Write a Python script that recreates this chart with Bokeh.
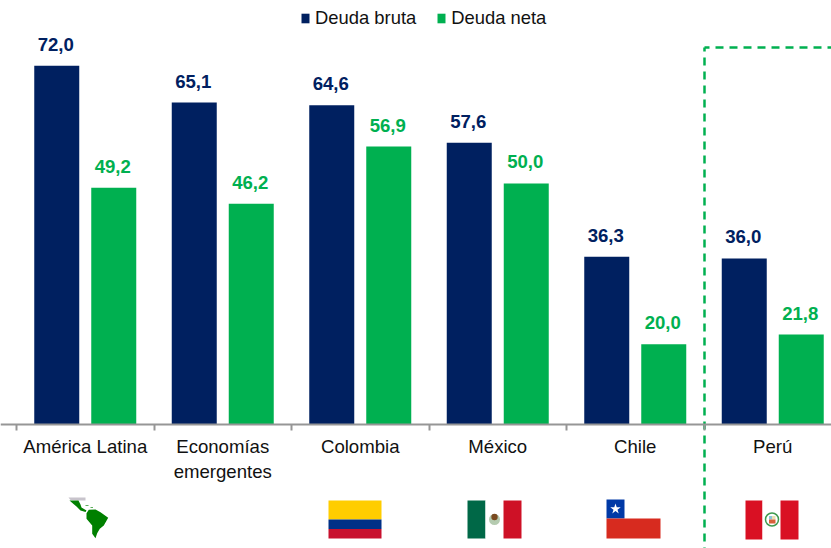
from bokeh.plotting import figure
from bokeh.models import Range1d, LinearAxis, FixedTicker, Legend, LegendItem, ColumnDataSource
from bokeh.core.properties import value
from bokeh.embed import file_html
from bokeh.resources import INLINE

categories = ["América Latina", "Economías\nemergentes", "Colombia", "México", "Chile", "Perú"]
deuda_bruta = [72.0, 65.1, 64.6, 57.6, 36.3, 36.0]
deuda_neta = [49.2, 46.2, 56.9, 50.0, 20.0, 21.8]

NAVY, GREEN, AXIS = "#002060", "#00B050", "#969696"
FONT = value("Liberation Sans")
W, H = 831, 548
PX_PER_CAT, PX_PER_UNIT = 137.5, 5.356
BASE, BASE_PY, ORIGIN_PX = 5, 424, 16

def fmt(v):
    return f"{v:.1f}".replace(".", ",")

p = figure(width=W, height=H, output_backend="svg", toolbar_location=None, min_border=0,
           x_axis_type=None, y_axis_type=None, outline_line_color=None,
           x_range=Range1d((0 - ORIGIN_PX) / PX_PER_CAT, (W - ORIGIN_PX) / PX_PER_CAT),
           y_range=Range1d(BASE + (BASE_PY - H) / PX_PER_UNIT, BASE + (BASE_PY - 0) / PX_PER_UNIT))
p.grid.visible = False
# decoration layer in page pixels
p.extra_x_ranges["px"] = Range1d(0, W)
p.extra_y_ranges["px"] = Range1d(H, 0)

centers = [i + 0.5 for i in range(len(categories))]
OFF, BW = 28.5 / PX_PER_CAT, 45 / PX_PER_CAT
src = ColumnDataSource(dict(
    xb=[c - OFF for c in centers], xn=[c + OFF for c in centers],
    b=deuda_bruta, n=deuda_neta,
    lb=[fmt(v) for v in deuda_bruta], ln=[fmt(v) for v in deuda_neta]))
r1 = p.vbar(x="xb", top="b", bottom=BASE, width=BW, fill_color=NAVY, line_color=None, source=src)
r2 = p.vbar(x="xn", top="n", bottom=BASE, width=BW, fill_color=GREEN, line_color=None, source=src)
for x, y, lab, col in (("xb", "b", "lb", NAVY), ("xn", "n", "ln", GREEN)):
    p.text(x=x, y=y, text=lab, source=src, text_color=col, text_font=FONT, text_font_style="bold",
           text_font_size="18.6px", text_align="center", text_baseline="bottom", y_offset=-15, x_offset=-1)

# axis: labels at group centres, separators as minor ticks
ax = LinearAxis(ticker=FixedTicker(ticks=centers, minor_ticks=list(range(len(categories) + 1))),
                fixed_location=BASE,
                major_label_overrides={c: t for c, t in zip(centers, categories)},
                major_tick_line_color=None, major_tick_in=0, major_tick_out=0,
                minor_tick_in=0, minor_tick_out=6, minor_tick_line_color=AXIS, minor_tick_line_width=2,
                axis_line_color=AXIS, axis_line_width=2,
                major_label_standoff=5, major_label_text_font="Liberation Sans",
                major_label_text_font_size="18.6px", major_label_text_color="#111111")
p.add_layout(ax, "below")

# legend
leg = Legend(items=[LegendItem(label="Deuda bruta", renderers=[r1]), LegendItem(label="Deuda neta", renderers=[r2])],
             orientation="horizontal", location=(300, 519), padding=0, margin=0, spacing=20,
             glyph_width=10, glyph_height=12, label_standoff=5, background_fill_alpha=0, border_line_color=None,
             label_text_font="Liberation Sans", label_text_font_size="18.4px", label_text_color="#111111",
             label_height=16)
p.add_layout(leg, "center")

deco = dict(x_range_name="px", y_range_name="px")
# dashed Perú frame
dash = dict(line_color=GREEN, line_width=2.5, line_dash="8 6", **deco)
p.line(x=[704, 831], y=[47, 47], line_dash_offset=3, **dash)
p.line(x=[704, 704], y=[47, 548], line_dash_offset=4, **dash)

def box(x0, x1, y0, y1, c):
    p.quad(left=x0, right=x1, top=y0, bottom=y1, fill_color=c, line_color=None, **deco)

# map of Latin America
p.patch(x=[68, 85, 85, 78, 70], y=[497, 497, 500, 500, 499.5], fill_color="#C8C4CC", line_color=None, **deco)
p.patch(x=[69, 78, 80, 81, 86, 85, 80, 76, 73], y=[500, 500, 504, 507, 510, 511.5, 510, 506, 503.5],
        fill_color="#008000", line_color=None, **deco)
p.patch(x=[86, 88.3, 95, 100, 107.7, 103.3, 99.3, 96.7, 95, 91.7, 91.7, 86],
        y=[512.7, 509.3, 509, 511.7, 517.3, 525, 528.3, 532.7, 537.7, 533.3, 525, 518.3],
        fill_color="#008000", line_color=None, **deco)
box(85, 88, 504.5, 505.5, "#5FAF5F"); box(90, 92.5, 506.5, 507.5, "#5FAF5F")
# Colombia
box(328, 381, 500, 519, "#FFCD00"); box(328, 381, 519, 528.5, "#003087"); box(328, 381, 528.5, 538, "#C8102E")
# México
box(467, 485, 500, 538, "#006847"); box(485, 503, 500, 538, "#FFFFFF"); box(503, 521, 500, 538, "#CE1126")
p.circle(x=[494], y=[519], radius=5.5, radius_units="screen", fill_color="#B5CBB0", line_color=None, **deco)
p.circle(x=[494], y=[516.5], radius=3.2, radius_units="screen", fill_color="#7A4A20", line_color=None, **deco)
# Chile
box(606, 660, 499, 518, "#FFFFFF"); box(606, 624, 499, 518, "#0039A6"); box(606, 660, 518, 538, "#D72B1F")
p.scatter(x=[615], y=[508.5], marker="star", size=11, fill_color="#FFFFFF", line_color=None, **deco)
# Perú
box(745, 762, 500, 539, "#D91023"); box(762, 780, 500, 539, "#FFFFFF"); box(780, 798, 500, 539, "#D91023")
p.circle(x=[771.5], y=[519], radius=6.5, radius_units="screen", fill_color="#FFFFFF", line_color="#3E9A4E", line_width=1.5, **deco)
box(768.5, 771.5, 515.5, 519, "#8CC3D8"); box(771.5, 775, 515.5, 519, "#E8E0B0"); box(768.5, 775, 519, 523, "#D9603A")

open("out.html", "w").write(file_html(p, INLINE))
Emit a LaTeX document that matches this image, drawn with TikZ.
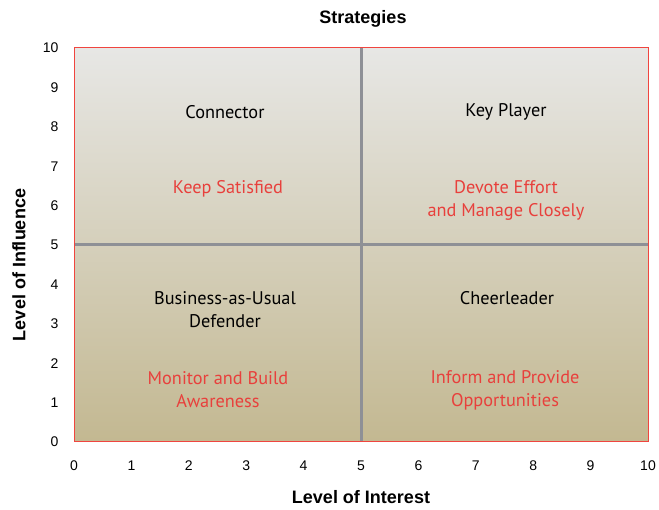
\documentclass[tikz,border=0pt]{standalone}
\usepackage{fontspec}
\setmainfont{Liberation Sans}
\newfontfamily\quadfont{PT Sans}
\begin{document}
\begin{tikzpicture}[x=1pt,y=1pt,
  quadlbl/.style={font=\quadfont\fontsize{18.3}{23}\selectfont, align=center, text=black},
  stratlbl/.style={font=\quadfont\fontsize{18.3}{23}\selectfont, align=center, text=redtxt},
  ticklbl/.style={font=\fontsize{14}{16}\selectfont},
  axislbl/.style={font=\bfseries\fontsize{18}{20}\selectfont}]
\definecolor{topc}{HTML}{E7E7E5}
\definecolor{botc}{HTML}{C3B891}
\definecolor{redtxt}{HTML}{E8403C}
\definecolor{gridc}{HTML}{8E9096}
\definecolor{borderc}{HTML}{F0453F}
\useasboundingbox (0,0) rectangle (659,510);
\fill[white] (0,0) rectangle (659,510);
% plot area: px x 74..648, y 48..442 -> tikz y = 510 - ypx
\coordinate (ll) at (74,68);
\coordinate (ur) at (648,462);
\shade[top color=topc, bottom color=botc] (ll) rectangle (ur);
\draw[gridc, line width=3] (361,68) -- (361,462);
\draw[gridc, line width=3] (74,265) -- (648,265);
\draw[borderc, line width=1] (ll) rectangle (ur);
% tick labels
\foreach \i in {0,...,10} {
  \node[ticklbl, anchor=base] (xt\i) at ({74+57.4*\i}, 39) {\i};
  \node[ticklbl, anchor=east] (yt\i) at (62, {68+39.4*\i}) {\i};
}
\node[axislbl] (title) at (363,491) {Strategies};
\node[axislbl] (xlab) at (361,13) {Level of Interest};
\node[axislbl, rotate=90] (ylab) at (19,245) {Level of Influence};
% quadrant labels
\node[quadlbl] (connector) at (225,398) {Connector};
\node[stratlbl] (keepsat) at (228,321) {Keep Satisfied};
\node[quadlbl] (keyplayer) at (506,398) {Key Player};
\node[stratlbl] (devote) at (506,310) {Devote Effort\\and Manage Closely};
\node[quadlbl] (bau) at (225,200) {Business-as-Usual\\Defender};
\node[stratlbl] (monitor) at (218,120) {Monitor and Build\\Awareness};
\node[quadlbl] (cheer) at (507,212) {Cheerleader};
\node[stratlbl] (inform) at (505,120) {Inform and Provide\\Opportunities};
\end{tikzpicture}
\end{document}
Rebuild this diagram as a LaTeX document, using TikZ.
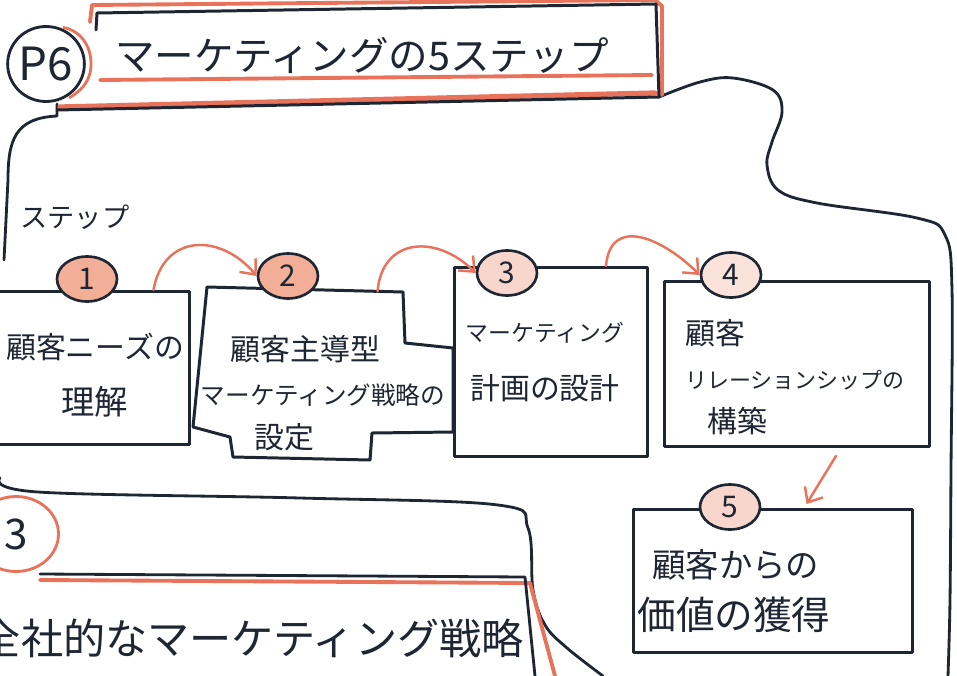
\documentclass[tikz,border=0pt]{standalone}
\usepackage{fontspec}
\setmainfont{Noto Sans CJK JP}
\usetikzlibrary{shapes.geometric,arrows.meta,calc}

\definecolor{ink}{HTML}{1F2633}
\definecolor{orng}{HTML}{E8735A}
\definecolor{orfill}{HTML}{F3AE98}
\newcommand\fsz[1]{\fontsize{#1}{#1}\selectfont}

\tikzset{
  frame/.style={draw=ink, line width=1.6pt, line cap=round, line join=round},
  stepbox/.style={draw=ink, line width=1.7pt, fill=white, line join=round},
  stepnum/.style={draw=ink, line width=1.5pt, ellipse, inner sep=0pt,
    minimum width=1.2cm, minimum height=0.9cm, text=ink, font=\fsz{17}},
  boxtext/.style={text=ink, inner sep=0pt, font={\fontsize{17}{#1}\selectfont}},
  boxtext/.default=30,
  flow/.style={draw=orng, line width=1.4pt, line cap=round,
    -{Straight Barb[length=7pt,width=12pt]}},
  redline/.style={draw=orng, line width=2.2pt, line cap=round, line join=round}
}

\begin{document}
\begin{tikzpicture}[x=0.02cm, y=-0.02cm]
    \fill[white] (0,0) rectangle (957,676);
    \useasboundingbox (0,0) rectangle (957,676);
    % Frame lines round the page
    \draw[frame] plot[smooth, tension=0.6] coordinates {(659,97) (700,82) (733,78) (773,90) (782,112) (772,142) (767,165) (778,190) (817,203) (917,218) (945,235) (952,290) (951,470) (950,600) (948,676)};
    \draw[frame] (57,104) -- (57,116) .. controls (15,118) and (8,140) .. (8,180) -- (4,260);
    \draw[frame] plot[smooth, tension=0.6] coordinates {(0,478) (38,492) (300,498) (498,505) (528,528) (533,590) (545,625) (567,648) (603,676)};
    % Section 3 heading
    \draw[redline] (40,580) -- (530,583) -- (555,676);
    \draw[frame] (40,574) -- (525,577) -- (535,676);
    \node[ellipse, draw=orng, line width=1.6pt, minimum width=1.7cm, minimum height=1.5cm, text=ink, font=\fsz{24}] (sec) at (16,534) {3};
    \node[text=ink, font=\fsz{24}, anchor=east] (sectitle) at (530,638) {全社的なマーケティング戦略};
    % Title box
    \draw[redline] (90,22) -- (92,5) -- (655,0) -- (662,6) -- (662,95);
    \draw[redline] (100,80) -- (652,75);
    \draw[redline, line width=3pt] (60,107) -- (655,93);
    \draw[frame, line width=1.7pt] (96,30) -- (97,13) -- (656,4) -- (659,97) -- (57,110);
    \node[text=ink, font=\fsz{22.5}] (title) at (362,55) {マーケティングの5ステップ};
    \node[ellipse, draw=ink, fill=white, line width=1.6pt, minimum width=1.24cm, minimum height=1.5cm, inner sep=0pt, text=ink, font=\fsz{26}] (pg) at (46,64) {P6};
    \draw[orng, line width=1.6pt] ([xshift=2pt]pg.70) to[out=-10, in=90] ([xshift=3pt]pg.east) to[out=-90, in=30] ([xshift=2pt]pg.-60);
    \node[text=ink, font=\fsz{15.5}] (steps) at (75,217) {ステップ};
    % Step boxes
    \node[stepbox, minimum width=4cm, minimum height=3.06cm] (b1) at (90,368) {};
    \draw[stepbox] (207,287) -- coordinate[pos=0.87] (b2n) (403,292) -- (405,343) -- (453,348) -- (453,432) -- (372,433) -- (370,460) -- (233,457) -- (230,437) -- (193,427) -- (197,387) -- cycle;
    \node[stepbox, minimum width=3.86cm, minimum height=3.78cm] (b3) at (551,362) {};
    \node[stepbox, minimum width=5.3cm, minimum height=3.3cm] (b4) at (797,364) {};
    \node[stepbox, minimum width=5.6cm, minimum height=2.86cm] (b5) at (773,581) {};
    % Box texts
    \node[boxtext=32, align=center] (t1) at (95,375) {顧客ニーズの\\{\fsz{19}理解}};
    \node[boxtext=25, align=left] (t2) at (323,393) {\hspace{1em}顧客主導型\\{\fsz{14}マーケティング戦略の}\\\hspace{1.8em}設定};
    \node[boxtext=33, align=center] (t3) at (545,362) {{\fsz{13}マーケティング}\\計画の設計};
    \node[boxtext=25, align=left] (t4) at (795,377) {顧客\\{\fsz{12.5}リレーションシップの}\\\hspace{0.75em}構築};
    \node[boxtext=30, align=left] (t5) at (734,591) {\hspace{0.5em}{\fsz{19}顧客からの}\\{\fsz{22}価値の獲得}};
    % Step numbers
    \foreach \n/\x/\y/\c in {1/87/279/orfill, 2/288/276/orfill, 3/507/273/orfill!50, 4/731/275/orfill!35, 5/730/507/orfill!50} {
        \node[stepnum, fill=\c] (c\n) at (\x,\y) {\n};
    }
    % Arrows between the steps
    \coordinate (e5) at ($(b5.north west)+(175,-4)$);
    \draw[flow] ($(b1.north east)+(-38,0)$) to[out=80, in=130, looseness=1.4] (c2.west);
    \draw[flow] (b2n) to[out=85, in=135, looseness=1.4] (c3.west);
    \draw[flow] ($(b3.north east)+(-43,0)$) to[out=85, in=135, looseness=1.4] (c4.west);
    \draw[flow] ($(b4.south east)+(-95,8)$) -- (e5);
\end{tikzpicture}
\end{document}
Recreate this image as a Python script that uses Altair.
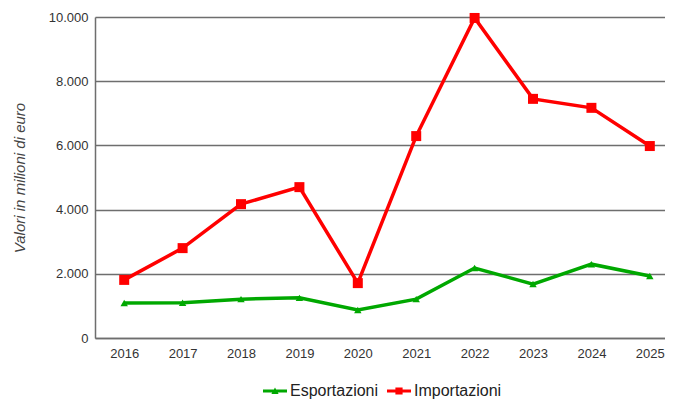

------------------------------

* _What you will do_:
From the entries above, select each line containing the string "with".

* _Result of this task_:
Write a Python script that recreates this chart with Bokeh.
Emit a LaTeX document that matches this image, drawn with TikZ.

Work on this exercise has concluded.